Dampak ketiga, terkikisnya kreatifitas dan inovasi. Ketika kesalahan dianggap sebagai aib, kreativitas terbunuh perlahan. Orang memilih jalan aman dengan mengulangi metode lama, alih-alih mengeksplorasi solusi baru. Brown menyebut ini sebagai “kematian inovasi”—organisasi terjebak dalam zona nyaman yang justru membuatnya tertinggal dalam persaingan.
Dampak yang terakhir, merusak hubungan dan kepercayaan. Budaya scarcity mendorong sikap saling menyalahkan dan kompetisi tidak sehat. Alih-alih bekerja sama, orang sibuk mencari celah untuk membuktikan diri “lebih baik” dari rekan. Konflik pun meningkat, sementara kepercayaan—pondasi utama tim—terkikis.

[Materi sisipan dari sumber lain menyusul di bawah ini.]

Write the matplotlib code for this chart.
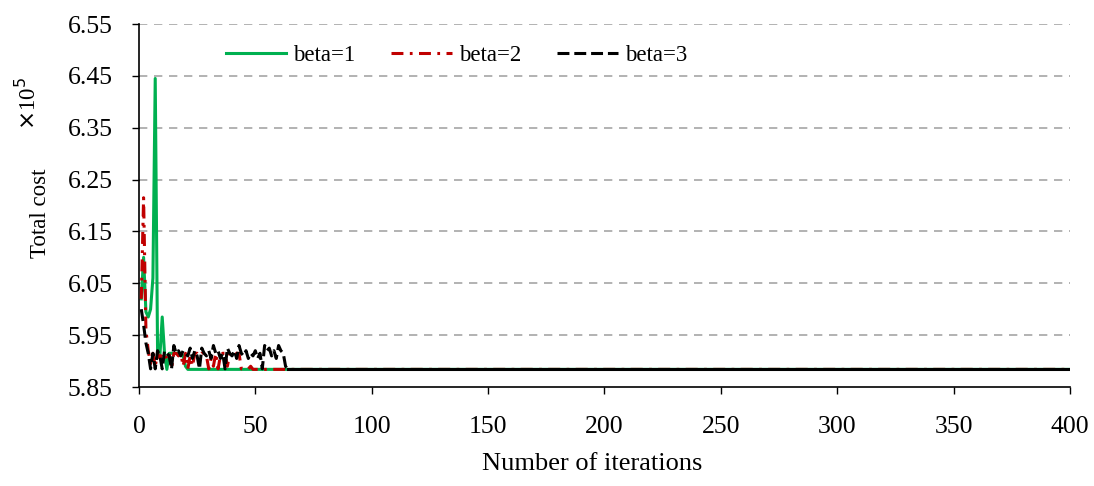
import matplotlib
matplotlib.use("Agg")
import matplotlib.pyplot as plt

iters = list(range(1, 65))
beta1 = [6.02, 6.10, 5.995, 5.985, 6.00, 6.06, 6.445, 5.92, 5.91, 5.985,
         5.915, 5.884, 5.915, 5.915, 5.915, 5.915, 5.915, 5.915, 5.91, 5.89] + [5.884] * 44
beta2 = [6.02, 6.215, 5.96, 5.92, 5.895, 5.915, 5.89, 5.915, 5.905, 5.915,
         5.915, 5.905, 5.915, 5.885, 5.915, 5.915, 5.91, 5.915, 5.89, 5.915,
         5.885, 5.91, 5.89, 5.915, 5.915, 5.91, 5.915, 5.915, 5.91, 5.885,
         5.905, 5.89, 5.915, 5.885, 5.91, 5.915, 5.915, 5.89, 5.915, 5.915,
         5.91, 5.915, 5.915, 5.885, 5.885, 5.885, 5.885, 5.89, 5.884] + [5.884] * 15
beta3 = [6.00, 5.97, 5.935, 5.915, 5.885, 5.915, 5.885, 5.92, 5.91, 5.885,
         5.92, 5.915, 5.91, 5.885, 5.93, 5.915, 5.92, 5.91, 5.92, 5.915,
         5.91, 5.925, 5.905, 5.92, 5.91, 5.885, 5.925, 5.915, 5.91, 5.92,
         5.905, 5.93, 5.915, 5.92, 5.905, 5.915, 5.885, 5.925, 5.915, 5.91,
         5.92, 5.905, 5.93, 5.915, 5.91, 5.92, 5.905, 5.915, 5.91, 5.92,
         5.905, 5.915, 5.885, 5.93, 5.92, 5.925, 5.91, 5.92, 5.905, 5.93,
         5.92, 5.915, 5.89, 5.884]
final_iter = 400
final_value = 5.884

yticks = [5.85, 5.95, 6.05, 6.15, 6.25, 6.35, 6.45, 6.55]
xticks = [0, 50, 100, 150, 200, 250, 300, 350, 400]

plt.rcParams['font.family'] = ['Liberation Serif', 'DejaVu Serif']

fig = plt.figure(figsize=(10.94, 4.86), dpi=100)
ax = fig.add_axes([0.127, 0.2037, 0.851, 0.7469])

for y in yticks[1:]:
    ax.axhline(y, color='#a6a6a6', lw=1.2, ls=(0, (5, 4)), zorder=0)

ax.plot(iters + [final_iter], beta1 + [final_value], color='#00b050', lw=2.2, label='beta=1', zorder=2)
ax.plot(iters + [final_iter], beta2 + [final_value], color='#c00000', lw=2.2,
        ls=(0, (3.9, 2.1, 0.9, 2.1)), label='beta=2', zorder=3)
ax.plot(iters, beta3, color='black', lw=2.2, ls=(0, (3.9, 1.6)), label='beta=3', zorder=4)
ax.plot([iters[-1], final_iter], [beta3[-1], final_value], color='black', lw=2.2, zorder=4)

ax.set_xlim(0, 400)
ax.set_ylim(5.85, 6.55)
ax.set_xticks(xticks)
ax.set_yticks(yticks)
ax.set_yticklabels([f"{v:.2f}" for v in yticks])
ax.tick_params(axis='both', direction='out', length=5, width=1, labelsize=18.5, colors='black')
ax.tick_params(axis='x', pad=16)
ax.tick_params(axis='y', pad=14)
for s in ['top', 'right']:
    ax.spines[s].set_visible(False)
for s in ['left', 'bottom']:
    ax.spines[s].set_linewidth(1.2)

fig.text(592 / 1094, 1 - 464 / 486, 'Number of iterations', fontsize=19, ha='center', va='center')
fig.text(40 / 1094, 1 - 213 / 486, 'Total cost', fontsize=16.5, rotation=90, ha='center', va='center')
fig.text(28 / 1094, 1 - 103 / 486, r'$\times$10$^5$', rotation=90, fontsize=16.5, ha='center', va='center')

leg = ax.legend(loc='center left', bbox_to_anchor=(0.071, 0.914), ncol=3, frameon=False,
                fontsize=16.5, handlelength=2.65, columnspacing=1.57, handletextpad=0.3)

fig.savefig('out.png', dpi=100)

Membangun Budaya “Cukup” dalam Organisasi
Lantas, bagaimana pemimpin dapat mengatasi budaya ini? Brown menawarkan solusi berbasis konsep “cukup”:
Pemimpin memulai dengan bersedia mengakui kerentanan. Pemimpin perlu menjadi contoh dalam mengakui ketidaksempurnaan. Misalnya, membuka ruang diskusi tentang kegagalan proyek tanpa rasa malu. Ini menciptakan psikologis safety—anggota tim merasa aman untuk jujur dan mencoba hal baru.
Pemimpin perlu mengganti perbandingan dengan rasa syukur. Alih-alih fokus pada pencapaian tim lain, biasakan tim untuk merayakan kemajuan kecil mereka sendiri. Praktek syukur harian atau sesi apresiasi bisa mengalihkan pola pikir dari “kurang” menjadi “cukup.”
Pemimpin mendorong penghargaan terhadap proses, alih-alih hanya menekankan hasil. Evaluasi kinerja tidak hanya melihat target, tetapi juga usaha, pembelajaran, dan adaptasi. Ini mengurangi tekanan berlebihan dan memotivasi tim untuk terus berkembang.
Pemimpin harus membangun hubungan yang orisinil. Kurangi hierarki kaku dan ciptakan ruang untuk berbagi cerita pribadi. Koneksi emosional memperkuat empati dan mengurangi kecenderungan saling menghakimi.
Penutup
Budaya “tidak pernah cukup” adalah musuh invisible yang menggerogoti potensi organisasi. Kepemimpinan transformatif harus berani menggantinya dengan budaya yang merayakan kemanusiaan—tempat setiap individu merasa berharga meski tak sempurna. Seperti diingatkan Brown, “Kepemimpinan bukan tentang kekuasaan, tetapi tentang memberdayakan orang lain untuk menemukan bahwa mereka sudah ‘cukup’.” Dengan demikian, organisasi tidak hanya mencapai produktivitas, tetapi juga menjadi ruang tumbuh yang manusiawi.